Wednesday | 01 Jul 2015

Recce notes: 72nd LOTOS Rally Poland

Tuesday and Wednesday were the recce days at 72nd LOTOS Rally Poland, and the first opportunity for crews to take notes on this year's extensively modified route. We jumped into the wrc.com recce car to have a look too. Here's what we discovered:

1) It's not another Finland
The stages in Poland are often likened to those at Neste Oil Rally Finland - but from what we saw this year they don't have a huge amount in common. Okay, both events are high-speed and feature smooth gravel stages, but that's about it. The Poland route runs largely through open countryside, not forests, and Poland's gently undulating landscape - seen below on Saturday's Swietajno stage (SS12/SS16) - is no match for Finland's roller coaster crests and jumps. We counted only one or two jumps in this year's route.

2) A pace note challenger
The Polish stages are narrow, unforgiving and a stern test for the new pace notes crews will make here. Almost 75 per cent of this year's route is new, and when you factor in older stages run in reverse, crews will write fresh notes for 88 per cent of the distance. Get a note wrong and drivers are likely to find themselves in a roadside ditch, or trying to navigate their way out of a cornfield. The picture below is of Friday's Goldap test (SS3/SS8).

3) Sand, gravel and sometimes both
Where does sand end and gravel begin? It's a question we asked ourselves a lot on the recce as the road surface flicked from one to the other - often in the same stage. Unlike Sardinia there is no bedrock here and the sandy sections will quickly become rutted, especially for the second passes. The hard-packed gravel should stand up better on the high-speed sections, but expect this to cut up too in braking zones and slower corners where the cars scrabble for traction. The picture below shows one of the gravel sections in Friday's Babki stage (SS4/SS6).

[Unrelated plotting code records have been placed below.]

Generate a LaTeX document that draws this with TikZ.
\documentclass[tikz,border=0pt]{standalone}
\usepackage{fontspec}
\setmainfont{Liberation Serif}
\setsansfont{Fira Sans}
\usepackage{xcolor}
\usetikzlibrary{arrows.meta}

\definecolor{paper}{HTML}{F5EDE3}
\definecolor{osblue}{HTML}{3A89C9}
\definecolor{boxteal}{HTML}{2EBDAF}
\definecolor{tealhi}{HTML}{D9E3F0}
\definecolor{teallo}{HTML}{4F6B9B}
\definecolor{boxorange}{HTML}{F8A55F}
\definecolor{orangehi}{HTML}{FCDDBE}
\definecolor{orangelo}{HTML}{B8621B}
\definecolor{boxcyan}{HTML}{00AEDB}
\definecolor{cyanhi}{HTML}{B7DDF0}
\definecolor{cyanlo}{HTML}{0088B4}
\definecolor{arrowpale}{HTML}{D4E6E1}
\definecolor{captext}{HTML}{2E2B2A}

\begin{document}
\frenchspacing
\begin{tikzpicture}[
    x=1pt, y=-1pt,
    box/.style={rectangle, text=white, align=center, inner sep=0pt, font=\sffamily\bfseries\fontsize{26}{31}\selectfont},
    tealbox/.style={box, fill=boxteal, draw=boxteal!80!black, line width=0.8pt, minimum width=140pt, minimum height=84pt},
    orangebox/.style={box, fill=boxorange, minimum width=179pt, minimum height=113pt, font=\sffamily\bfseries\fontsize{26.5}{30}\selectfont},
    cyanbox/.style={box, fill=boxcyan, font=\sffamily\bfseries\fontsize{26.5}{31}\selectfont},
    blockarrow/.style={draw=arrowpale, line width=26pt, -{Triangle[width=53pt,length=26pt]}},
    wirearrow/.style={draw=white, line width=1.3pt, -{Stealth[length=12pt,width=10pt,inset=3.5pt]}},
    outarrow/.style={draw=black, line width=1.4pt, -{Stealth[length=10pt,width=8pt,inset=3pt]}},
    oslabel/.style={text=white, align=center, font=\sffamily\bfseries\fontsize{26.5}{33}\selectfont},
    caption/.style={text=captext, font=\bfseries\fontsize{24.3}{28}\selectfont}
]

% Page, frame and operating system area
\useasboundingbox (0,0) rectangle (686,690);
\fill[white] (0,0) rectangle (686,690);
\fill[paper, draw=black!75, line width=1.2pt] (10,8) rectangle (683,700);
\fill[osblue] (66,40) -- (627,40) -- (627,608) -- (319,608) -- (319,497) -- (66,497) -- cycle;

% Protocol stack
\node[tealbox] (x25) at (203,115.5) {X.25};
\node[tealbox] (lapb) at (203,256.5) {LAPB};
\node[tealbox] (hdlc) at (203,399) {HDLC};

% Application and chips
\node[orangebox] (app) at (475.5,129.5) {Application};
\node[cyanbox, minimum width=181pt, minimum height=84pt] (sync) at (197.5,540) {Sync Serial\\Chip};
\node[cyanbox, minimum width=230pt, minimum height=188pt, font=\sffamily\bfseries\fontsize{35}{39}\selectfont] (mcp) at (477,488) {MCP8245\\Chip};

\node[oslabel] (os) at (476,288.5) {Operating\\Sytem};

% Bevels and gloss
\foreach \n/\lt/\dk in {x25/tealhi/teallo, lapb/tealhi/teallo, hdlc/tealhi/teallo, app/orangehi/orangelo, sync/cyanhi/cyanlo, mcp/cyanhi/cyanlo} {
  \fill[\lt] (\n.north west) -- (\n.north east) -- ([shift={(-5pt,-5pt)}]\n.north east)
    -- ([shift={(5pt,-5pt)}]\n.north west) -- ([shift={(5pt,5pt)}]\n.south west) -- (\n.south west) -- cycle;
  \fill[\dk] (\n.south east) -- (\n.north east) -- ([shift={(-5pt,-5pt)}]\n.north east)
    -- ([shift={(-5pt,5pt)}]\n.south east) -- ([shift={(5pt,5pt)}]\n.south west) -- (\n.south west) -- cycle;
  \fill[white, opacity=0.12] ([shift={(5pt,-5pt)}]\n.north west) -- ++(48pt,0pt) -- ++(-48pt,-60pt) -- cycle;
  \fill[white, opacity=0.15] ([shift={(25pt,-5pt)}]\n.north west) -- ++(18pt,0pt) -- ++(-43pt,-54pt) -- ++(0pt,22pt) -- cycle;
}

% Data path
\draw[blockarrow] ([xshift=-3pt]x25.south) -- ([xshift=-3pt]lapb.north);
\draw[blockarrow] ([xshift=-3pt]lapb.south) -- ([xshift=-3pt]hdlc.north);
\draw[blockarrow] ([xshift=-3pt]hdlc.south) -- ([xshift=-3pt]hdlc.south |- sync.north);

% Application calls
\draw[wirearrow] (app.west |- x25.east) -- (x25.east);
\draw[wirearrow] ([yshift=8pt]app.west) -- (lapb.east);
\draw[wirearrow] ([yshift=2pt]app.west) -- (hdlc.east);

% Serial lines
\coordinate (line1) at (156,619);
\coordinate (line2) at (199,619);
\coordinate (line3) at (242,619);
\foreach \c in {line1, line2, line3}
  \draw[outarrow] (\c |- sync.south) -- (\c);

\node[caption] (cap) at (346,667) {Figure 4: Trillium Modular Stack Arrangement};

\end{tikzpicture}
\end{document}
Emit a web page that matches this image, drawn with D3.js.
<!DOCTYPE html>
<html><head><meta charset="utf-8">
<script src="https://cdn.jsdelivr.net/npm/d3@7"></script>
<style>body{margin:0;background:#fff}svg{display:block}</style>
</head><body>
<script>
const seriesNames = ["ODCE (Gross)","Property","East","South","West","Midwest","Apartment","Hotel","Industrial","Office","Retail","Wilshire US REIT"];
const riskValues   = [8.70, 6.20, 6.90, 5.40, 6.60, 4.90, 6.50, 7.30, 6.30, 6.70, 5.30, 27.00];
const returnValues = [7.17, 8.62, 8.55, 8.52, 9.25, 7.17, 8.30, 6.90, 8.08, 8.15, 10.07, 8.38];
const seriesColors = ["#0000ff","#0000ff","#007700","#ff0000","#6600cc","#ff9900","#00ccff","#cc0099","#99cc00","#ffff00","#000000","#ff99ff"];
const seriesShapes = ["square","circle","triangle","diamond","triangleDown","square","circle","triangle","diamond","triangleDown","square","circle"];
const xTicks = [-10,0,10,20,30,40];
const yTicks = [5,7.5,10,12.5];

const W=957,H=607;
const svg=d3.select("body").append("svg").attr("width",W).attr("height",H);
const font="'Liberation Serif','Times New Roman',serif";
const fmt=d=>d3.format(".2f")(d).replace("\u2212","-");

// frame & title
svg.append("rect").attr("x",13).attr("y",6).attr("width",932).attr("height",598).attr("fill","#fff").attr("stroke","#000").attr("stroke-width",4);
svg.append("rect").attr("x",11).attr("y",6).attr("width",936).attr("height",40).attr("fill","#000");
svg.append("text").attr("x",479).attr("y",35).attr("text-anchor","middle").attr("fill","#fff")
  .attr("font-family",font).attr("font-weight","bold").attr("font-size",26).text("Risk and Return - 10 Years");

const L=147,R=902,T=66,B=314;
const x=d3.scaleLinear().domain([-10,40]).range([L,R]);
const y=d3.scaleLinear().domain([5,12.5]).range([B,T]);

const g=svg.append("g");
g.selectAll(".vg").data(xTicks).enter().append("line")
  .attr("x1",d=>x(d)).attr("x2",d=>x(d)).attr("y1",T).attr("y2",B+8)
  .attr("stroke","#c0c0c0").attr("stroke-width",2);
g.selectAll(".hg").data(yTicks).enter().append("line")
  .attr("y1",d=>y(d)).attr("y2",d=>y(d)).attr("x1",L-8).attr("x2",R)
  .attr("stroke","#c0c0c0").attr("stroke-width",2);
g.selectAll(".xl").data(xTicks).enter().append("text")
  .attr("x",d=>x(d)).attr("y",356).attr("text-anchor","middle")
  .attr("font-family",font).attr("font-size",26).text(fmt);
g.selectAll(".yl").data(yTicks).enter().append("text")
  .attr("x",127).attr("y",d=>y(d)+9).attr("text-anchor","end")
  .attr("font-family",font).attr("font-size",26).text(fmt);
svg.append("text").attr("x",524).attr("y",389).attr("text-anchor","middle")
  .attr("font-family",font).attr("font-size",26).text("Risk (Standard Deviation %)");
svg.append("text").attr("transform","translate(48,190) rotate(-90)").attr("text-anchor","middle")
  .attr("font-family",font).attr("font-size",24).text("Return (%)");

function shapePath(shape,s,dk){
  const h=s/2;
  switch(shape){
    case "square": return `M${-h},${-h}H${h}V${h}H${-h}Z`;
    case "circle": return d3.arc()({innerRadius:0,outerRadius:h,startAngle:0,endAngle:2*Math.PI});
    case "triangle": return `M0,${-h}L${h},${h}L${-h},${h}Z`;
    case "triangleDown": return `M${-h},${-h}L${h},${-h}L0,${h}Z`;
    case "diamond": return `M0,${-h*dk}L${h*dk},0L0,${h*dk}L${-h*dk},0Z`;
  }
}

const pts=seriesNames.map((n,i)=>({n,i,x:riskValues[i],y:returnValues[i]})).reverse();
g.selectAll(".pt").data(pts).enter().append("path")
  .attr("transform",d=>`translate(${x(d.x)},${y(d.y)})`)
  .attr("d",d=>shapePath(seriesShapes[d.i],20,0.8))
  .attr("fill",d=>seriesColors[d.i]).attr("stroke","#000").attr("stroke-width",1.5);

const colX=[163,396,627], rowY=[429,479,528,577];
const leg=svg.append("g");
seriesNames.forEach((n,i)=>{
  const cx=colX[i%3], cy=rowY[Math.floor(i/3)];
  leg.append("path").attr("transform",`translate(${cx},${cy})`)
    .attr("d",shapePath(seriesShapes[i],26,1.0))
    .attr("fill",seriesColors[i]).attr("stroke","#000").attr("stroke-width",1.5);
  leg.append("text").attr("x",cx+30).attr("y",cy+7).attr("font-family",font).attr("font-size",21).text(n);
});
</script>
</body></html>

4) Close to the Polish edge
This year's route does not cross into Lithuania like it did in 2014, but it does get within sight of a couple of neighbouring countries. Friday's Goldap stage (SS3/SS8) passes one kilometre from the border with the Russian enclave of Kaliningrad Oblast (that's the check-point below), while the finish of Stanczyki (SS5/SS7) is a stone's throw from Lithuania.

5) A road position conundrum
The weather forecast suggests a dry rally ahead, and on a gravel event that gets people talking about road sweeping and the relative merits of different positions in the start order. After this recce however we're not sure where the optimum place would be. Road opener on Friday and Saturday Sébastien Ogier will face the worst of the loose gravel and sand, but should benefit from the smoothest roads on the first passes. Those drivers behind might have a swept line in places, but they're also likely to be driving on increasingly rutted tracks. On mixed surface roads like Friday's SS2 Gorklo (shown below) it's hard to know who will have the advantage.